Continue with reset?[y/N] y
-I- Sending Reset Command To Fw -Done
Waiting for mlxfwreset to run on all other hosts, press ‘ctrl+c’ to abort
Failed
-E- fsm sync timed out.
[root@H3C_R5300 ~]# mlxfwreset -d /dev/mst/mt41692_pciconf0 reset

-E- Synchronization by driver is not supported in the current state of this device.
[root@H3C_R5300 ~]# mlxfwreset -d /dev/mst/mt41692_pciconf0 query

Reset-levels:
0: Driver, PCI link, network link will remain up (“live-Patch”) -Not Supported
1: Only ARM side will not remain up (“Immediate reset”). -Not Supported
3: Driver restart and PCI reset -Supported (default)
4: Warm Reboot -Supported

Reset-types (relevant only for reset-levels 1,3,4):
0: Full chip reset -Supported (default)
1: Phy-less reset (keep network port active during reset) -Not Supported
2: NIC only reset (for SoC devices) -Not Supported
3: ARM only reset -Not Supported
4: ARM OS shut down -Not Supported

Reset-sync (relevant only for reset-level 3):
0: Tool is the owner -Not supported
1: Driver is the owner -Not supported (default)

Reset-reason: Cold reset
Timestamp (number of clock cycles) since last cold reset: 53202443788936

1.Plese try --sync as below
“mlxfwreset -d /dev/mst/mt41692_pciconf0 -y -l 4 --sync 1 reset”

2.If the command above doesn’t help, please try to use the AC cycle(over 30 sec) instead of the reboot/power-cycle. I think this should work.
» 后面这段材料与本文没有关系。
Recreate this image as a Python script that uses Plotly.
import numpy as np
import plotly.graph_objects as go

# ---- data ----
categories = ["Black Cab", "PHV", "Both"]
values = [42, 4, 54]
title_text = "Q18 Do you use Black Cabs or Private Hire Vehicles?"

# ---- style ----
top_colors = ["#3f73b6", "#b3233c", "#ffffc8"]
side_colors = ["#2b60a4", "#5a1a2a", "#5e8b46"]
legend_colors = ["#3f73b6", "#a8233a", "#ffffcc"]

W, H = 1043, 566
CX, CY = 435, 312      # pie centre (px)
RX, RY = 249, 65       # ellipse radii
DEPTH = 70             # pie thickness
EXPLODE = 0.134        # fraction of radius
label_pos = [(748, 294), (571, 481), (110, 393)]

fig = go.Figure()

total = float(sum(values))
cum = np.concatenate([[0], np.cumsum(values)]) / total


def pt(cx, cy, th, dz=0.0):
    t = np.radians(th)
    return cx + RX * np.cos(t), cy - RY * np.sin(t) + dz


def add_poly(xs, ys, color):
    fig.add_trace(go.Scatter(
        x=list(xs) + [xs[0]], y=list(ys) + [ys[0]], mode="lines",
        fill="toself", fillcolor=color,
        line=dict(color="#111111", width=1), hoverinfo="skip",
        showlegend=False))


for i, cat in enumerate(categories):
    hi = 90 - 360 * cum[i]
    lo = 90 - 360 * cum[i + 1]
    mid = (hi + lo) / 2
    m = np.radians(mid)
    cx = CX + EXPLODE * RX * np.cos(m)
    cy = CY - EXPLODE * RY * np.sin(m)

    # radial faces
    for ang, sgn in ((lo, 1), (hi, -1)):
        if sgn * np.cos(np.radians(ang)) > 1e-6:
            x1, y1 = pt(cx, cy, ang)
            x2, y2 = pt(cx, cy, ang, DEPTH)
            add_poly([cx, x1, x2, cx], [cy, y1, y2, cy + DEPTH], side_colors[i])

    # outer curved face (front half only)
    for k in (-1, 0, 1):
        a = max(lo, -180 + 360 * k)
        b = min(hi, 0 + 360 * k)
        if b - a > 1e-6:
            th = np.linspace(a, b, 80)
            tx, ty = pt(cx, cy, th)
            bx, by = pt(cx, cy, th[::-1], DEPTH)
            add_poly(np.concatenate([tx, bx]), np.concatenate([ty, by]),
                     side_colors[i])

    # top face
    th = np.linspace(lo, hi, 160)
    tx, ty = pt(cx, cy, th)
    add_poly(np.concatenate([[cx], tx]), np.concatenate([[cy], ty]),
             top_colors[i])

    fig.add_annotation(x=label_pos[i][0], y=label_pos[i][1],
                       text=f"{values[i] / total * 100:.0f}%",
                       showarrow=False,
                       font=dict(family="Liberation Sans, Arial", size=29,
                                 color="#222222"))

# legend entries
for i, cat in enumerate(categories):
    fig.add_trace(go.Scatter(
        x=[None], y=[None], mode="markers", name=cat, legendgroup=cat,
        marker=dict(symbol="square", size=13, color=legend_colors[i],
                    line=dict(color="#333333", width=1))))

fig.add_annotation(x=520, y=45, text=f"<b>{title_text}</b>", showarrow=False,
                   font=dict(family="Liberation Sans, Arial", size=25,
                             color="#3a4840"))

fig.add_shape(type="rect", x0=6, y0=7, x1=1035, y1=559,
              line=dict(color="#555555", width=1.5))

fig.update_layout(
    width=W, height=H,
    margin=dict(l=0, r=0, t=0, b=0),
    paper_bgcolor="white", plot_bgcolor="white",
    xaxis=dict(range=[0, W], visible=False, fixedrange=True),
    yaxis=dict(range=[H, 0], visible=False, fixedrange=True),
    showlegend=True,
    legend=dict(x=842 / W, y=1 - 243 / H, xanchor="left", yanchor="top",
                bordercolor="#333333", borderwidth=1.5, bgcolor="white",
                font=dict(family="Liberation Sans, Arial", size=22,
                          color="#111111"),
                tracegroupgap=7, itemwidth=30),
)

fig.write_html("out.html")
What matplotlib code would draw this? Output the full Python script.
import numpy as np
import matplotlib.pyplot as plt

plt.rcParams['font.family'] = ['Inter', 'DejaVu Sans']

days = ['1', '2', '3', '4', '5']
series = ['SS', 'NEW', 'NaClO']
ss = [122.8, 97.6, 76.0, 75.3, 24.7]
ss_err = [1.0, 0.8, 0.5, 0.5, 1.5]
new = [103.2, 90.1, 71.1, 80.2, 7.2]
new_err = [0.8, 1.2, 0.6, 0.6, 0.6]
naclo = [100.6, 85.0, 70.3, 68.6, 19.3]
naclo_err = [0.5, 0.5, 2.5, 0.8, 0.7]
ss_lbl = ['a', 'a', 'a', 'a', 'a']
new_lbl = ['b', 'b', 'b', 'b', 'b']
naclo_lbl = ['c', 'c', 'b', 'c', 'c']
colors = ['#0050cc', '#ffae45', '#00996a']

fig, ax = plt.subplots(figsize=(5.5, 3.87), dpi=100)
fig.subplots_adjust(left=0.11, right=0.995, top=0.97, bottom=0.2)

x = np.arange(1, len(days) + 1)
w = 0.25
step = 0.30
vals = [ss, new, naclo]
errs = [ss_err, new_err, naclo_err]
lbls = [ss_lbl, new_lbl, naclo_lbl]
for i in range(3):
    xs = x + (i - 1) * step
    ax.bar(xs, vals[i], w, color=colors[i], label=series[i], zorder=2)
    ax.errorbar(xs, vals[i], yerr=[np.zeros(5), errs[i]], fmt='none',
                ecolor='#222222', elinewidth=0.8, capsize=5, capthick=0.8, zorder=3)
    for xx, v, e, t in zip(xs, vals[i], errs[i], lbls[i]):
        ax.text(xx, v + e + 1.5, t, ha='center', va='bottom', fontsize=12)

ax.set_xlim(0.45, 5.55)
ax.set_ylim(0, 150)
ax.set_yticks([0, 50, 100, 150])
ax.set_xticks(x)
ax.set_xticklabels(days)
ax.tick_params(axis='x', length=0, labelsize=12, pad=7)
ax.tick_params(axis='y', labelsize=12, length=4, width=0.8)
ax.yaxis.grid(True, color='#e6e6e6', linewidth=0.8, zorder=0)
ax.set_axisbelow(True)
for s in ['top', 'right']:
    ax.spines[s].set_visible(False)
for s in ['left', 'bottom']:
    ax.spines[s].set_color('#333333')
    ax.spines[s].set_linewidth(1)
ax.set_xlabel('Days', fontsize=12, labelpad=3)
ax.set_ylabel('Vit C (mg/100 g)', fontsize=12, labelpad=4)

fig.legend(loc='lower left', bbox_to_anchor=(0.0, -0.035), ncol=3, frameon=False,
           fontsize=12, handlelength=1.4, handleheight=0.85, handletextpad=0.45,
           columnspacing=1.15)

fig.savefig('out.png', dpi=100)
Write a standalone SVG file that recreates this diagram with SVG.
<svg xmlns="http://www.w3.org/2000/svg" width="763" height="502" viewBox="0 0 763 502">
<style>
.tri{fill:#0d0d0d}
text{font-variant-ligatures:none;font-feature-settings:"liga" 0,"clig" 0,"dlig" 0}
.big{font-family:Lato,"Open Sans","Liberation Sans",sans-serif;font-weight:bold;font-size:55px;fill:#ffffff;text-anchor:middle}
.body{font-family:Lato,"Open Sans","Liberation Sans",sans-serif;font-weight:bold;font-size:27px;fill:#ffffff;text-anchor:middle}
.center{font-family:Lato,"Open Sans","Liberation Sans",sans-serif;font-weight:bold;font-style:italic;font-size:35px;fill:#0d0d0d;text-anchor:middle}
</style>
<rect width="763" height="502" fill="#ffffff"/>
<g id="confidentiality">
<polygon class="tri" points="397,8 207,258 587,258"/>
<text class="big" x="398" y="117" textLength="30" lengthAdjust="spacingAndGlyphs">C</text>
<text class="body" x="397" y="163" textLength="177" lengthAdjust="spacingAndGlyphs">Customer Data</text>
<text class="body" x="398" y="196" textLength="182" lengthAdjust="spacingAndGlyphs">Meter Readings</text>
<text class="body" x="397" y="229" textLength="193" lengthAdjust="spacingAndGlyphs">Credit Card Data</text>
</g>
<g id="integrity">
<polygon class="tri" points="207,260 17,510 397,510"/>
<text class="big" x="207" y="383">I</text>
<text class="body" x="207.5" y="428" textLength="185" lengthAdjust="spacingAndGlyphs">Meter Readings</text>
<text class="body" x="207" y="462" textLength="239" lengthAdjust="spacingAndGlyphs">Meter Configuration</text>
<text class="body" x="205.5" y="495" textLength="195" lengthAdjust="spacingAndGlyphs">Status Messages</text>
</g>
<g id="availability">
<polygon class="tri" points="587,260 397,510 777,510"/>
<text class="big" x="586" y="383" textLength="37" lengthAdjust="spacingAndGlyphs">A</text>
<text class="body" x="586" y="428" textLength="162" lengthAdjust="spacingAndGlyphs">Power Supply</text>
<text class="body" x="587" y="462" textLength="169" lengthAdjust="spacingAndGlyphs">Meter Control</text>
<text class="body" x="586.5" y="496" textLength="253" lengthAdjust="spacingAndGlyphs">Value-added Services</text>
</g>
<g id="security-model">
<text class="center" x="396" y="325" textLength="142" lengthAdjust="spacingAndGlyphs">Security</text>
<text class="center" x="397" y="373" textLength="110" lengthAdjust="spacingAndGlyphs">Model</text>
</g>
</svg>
mlxfwreset -d /dev/mst/mt41692_pciconf0 reset
mlxfwreset -d /dev/mst/mt41692_pciconf0 -l 4 -t 0 reset
mlxfwreset -d /dev/mst/mt41692_pciconf0 -y -l 4 --sync 0 reset
mlxfwreset -d /dev/mst/mt41692_pciconf0 -y -l 4 --sync 1 reset
init6/reboot

以上命令都试过,均无效。

“please try to use the AC cycle(over 30 sec) instead of the reboot/power-cycle. ”

I don’t understand this sentence, please tell me how to do it.

Please try AC power cycle – which means power off all the device power supply for a while from BMC then boot again.
Or, you can ask someone to unplug the power supply on the whole physical server for a while then plug the power cable back again.

The power cycling the box off seems to be the solution here as that is what I had to do. However using the mlxfwreset didn’t work with any of the offered syntax. Further instead of it saying “reboot” when the firmware is applied it would create a better user experience to say power cycle the node as just a reboot doesn’t do anything. At least not on the dual port BF3s I needed to upgrade.